Durante o meu mestrado, por dois anos estive refletindo e pesquisando sobre como os meninos comumente são vistos pela sociedade, ou como nós podemos conceber o que é ser menino. Para minha pesquisa foquei naquilo que pais de meninos dizem sobre o que é ser menino, mas este recorte foi apenas uma das possíveis escolhas dentre muitas outras facetas de nossa complexa rede social e cultural.

Fato é que, como psicólogo de crianças e adolescentes e que pela força de algumas contingências, majoritariamente psicólogo de meninos, tenho a perspectiva de quem vê a formação dos meninos a partir da elaboração de suas questões mais íntimas.

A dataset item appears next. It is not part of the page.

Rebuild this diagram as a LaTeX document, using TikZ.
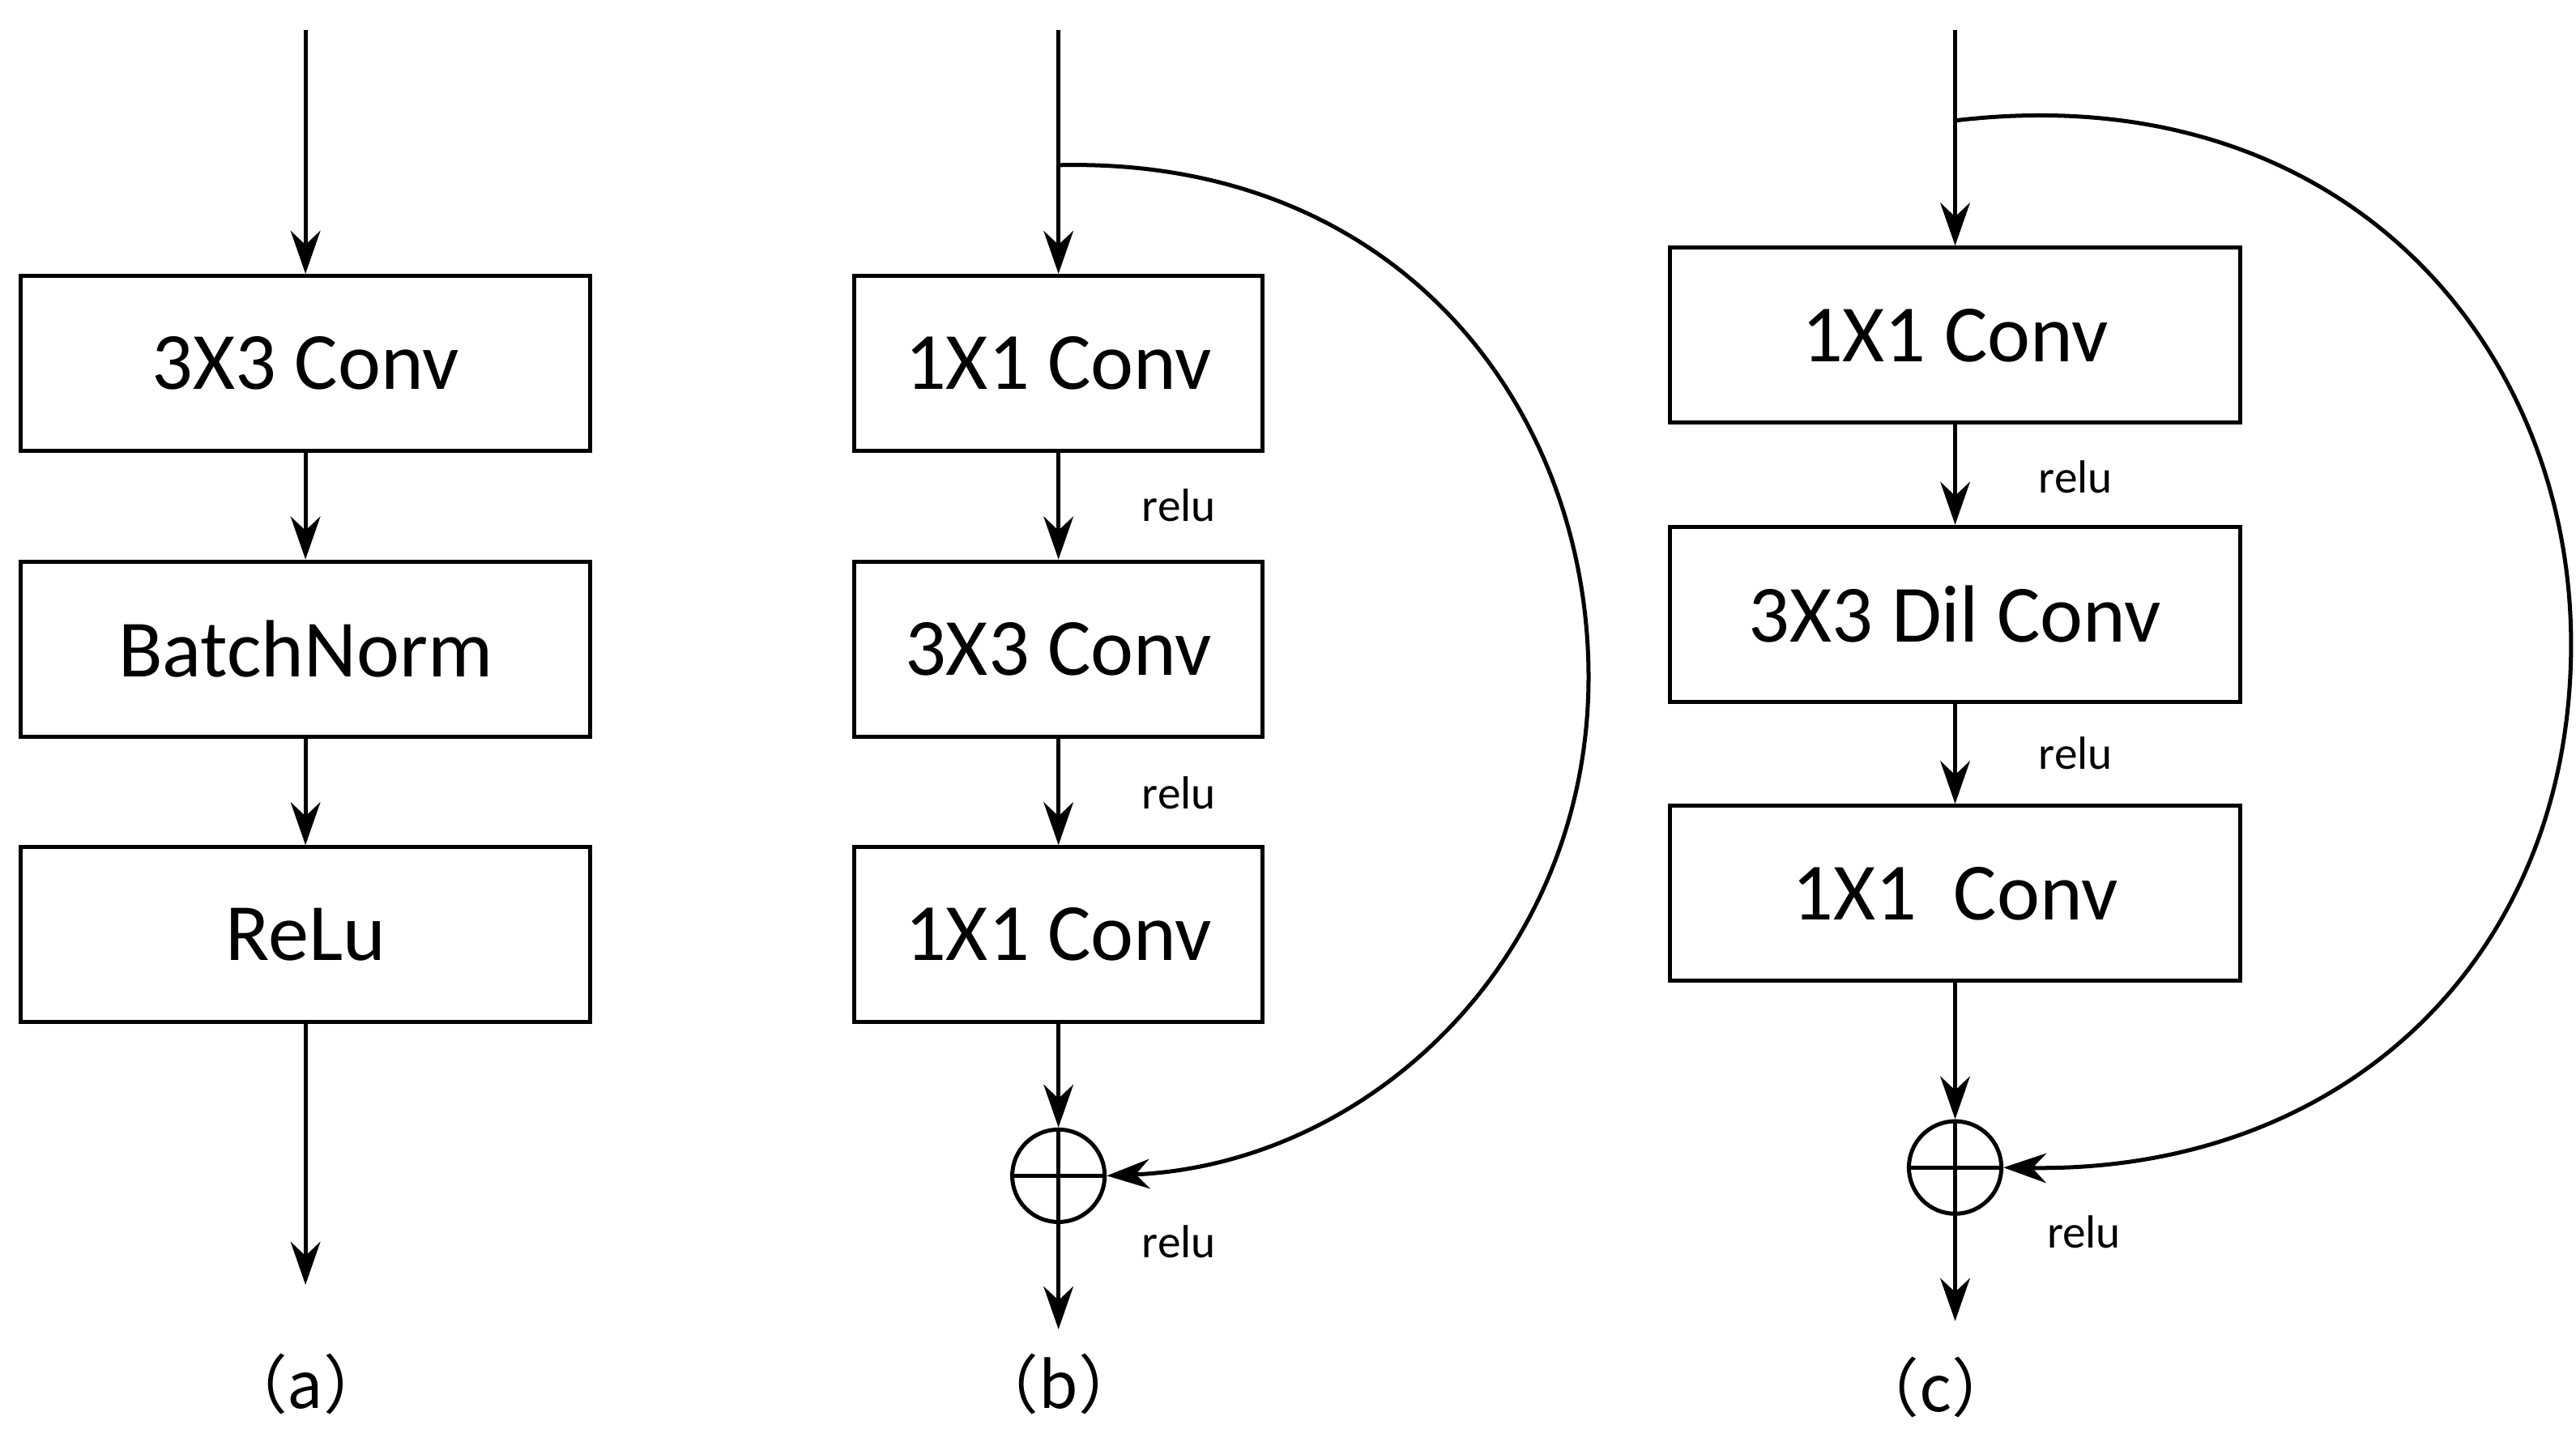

A ideia para a minha pesquisa de mestrado surgiu a partir dessa perspectiva. Eu percebia que muitos dos problemas apresentados pelos meninos estavam ligados a um conflito. Este conflito era entre suas próprias aspirações e as expectativas que outros impunham sobre como eles deveriam ser.

Sabemos através de pesquisas que homens geralmente se cuidam pouco. Vão menos ao médico, fazem menos terapia, falam menos do que sentem e apresentam mais problemas de saúde. Homens se envolvem mais em situações de violência, tanto como agressores como vítimas, sofrem mais acidentes de trânsito, etc.

Homens não choram. Essa é uma generalização, mas uma boa generalização. Claro que existem homens que choram. Mas é prática comum em nossa sociedade incutir no homem a ideia de que precisam ser mais fortes, mais estáveis e rígidos. A sensibilidade não é um bom atributo para quem precisa ser uma fortaleza ambulante, intransponível e intransigente para tudo aquilo que emerge do oceano de suas emoções.

Nos meninos isso não ocorre, ao menos até que sejam pressionados a serem “homens”. Meninos são sensíveis. Eles choram. Mesmo que só chorem no ambiente terapêutico, ainda sim, choram. Meninos também podem ser altamente empáticos e interessados nos sentimentos dos outros. Se preocupam e querem saber. Se tiverem espaço, falam de seus sentimentos com desenvoltura e interesse.

Nos anos em que sou psicólogo tendo tido a oportunidade de acompanhar alguns meninos desde a infância até a adolescência. Percebo que estes meninos cujas famílias valorizam o processo terapêutico como um elemento formador e não apenas como um meio para resolução de problemas, desenvolvem uma maior capacidade de falar de si, de perceber o outro. Tornam-se mais sensíveis e capazes de dar conta de si mesmos. Mais conhecedores de si mesmos, sabem fazer escolhas mais apropriadas, pois naturalmente buscam sentido para suas vidas.

A possibilidade de formarmos um ser humano capaz de escolher seu caminho com consciência, realizando seus propósitos, é real. A conexão com a subjetividade, o campo das emoções, as pulsões mais íntimas, é fundamental nesta busca. Percebo que o sofrimento dos meninos é caracterizado por esta desconexão, pois são constantemente pressionados a ser da forma como seus pais, a escola, a sociedade pensa que deveriam ser.

Deveria estar claro para nós que a masculinidade da maneira como é cultivada apresenta sérias questões que afetam a saúde mental e física da maioria dos homens. Enquanto os homens não aprenderem a entrar em contato consigo mesmos, continuarão presos em seus próprios condicionamentos, enrijecendo sua estrutura de caráter, tornando-se rígidos, sob risco de se tornarem negligentes e violentos consigo mesmos e com os outros ao redor. Acharmos que homens são autoritários, toscos, bobos, agressivos e intransigentes por natureza é uma cegueira moral e ética tremenda, pois é nítido que a origem desses comportamentos está na forma como os meninos tendem a ser educados.

Meninos apresentarão personalidades diferentes, diversas em suas possibilidades, diversas em seus modos de ser e estar no mundo. Meninos precisam chorar, pois é também através das lágrimas que podemos sentir e elaborar o que sentimos. Meninos precisam falar e expressar seus sentimentos sem medo de serem julgados, pois caso contrário, deixarão no esquecimento uma faceta essencial de suas vidas. Criarão, para si mesmos, uma armadilha que ora ou outra irá desencadear algum tipo de desordem mental.

É fundamental discutirmos e ponderarmos acerca deste assunto. De algum modo, estamos falhando na educação dos meninos devido ao peso de nossas expectativas e pela incompreensão do seu desenvolvimento. Além disso, também erramos pela falta de sensibilidade para acolher aqueles que não se encaixam no molde que a sociedade impõe sobre o que significa ser um menino.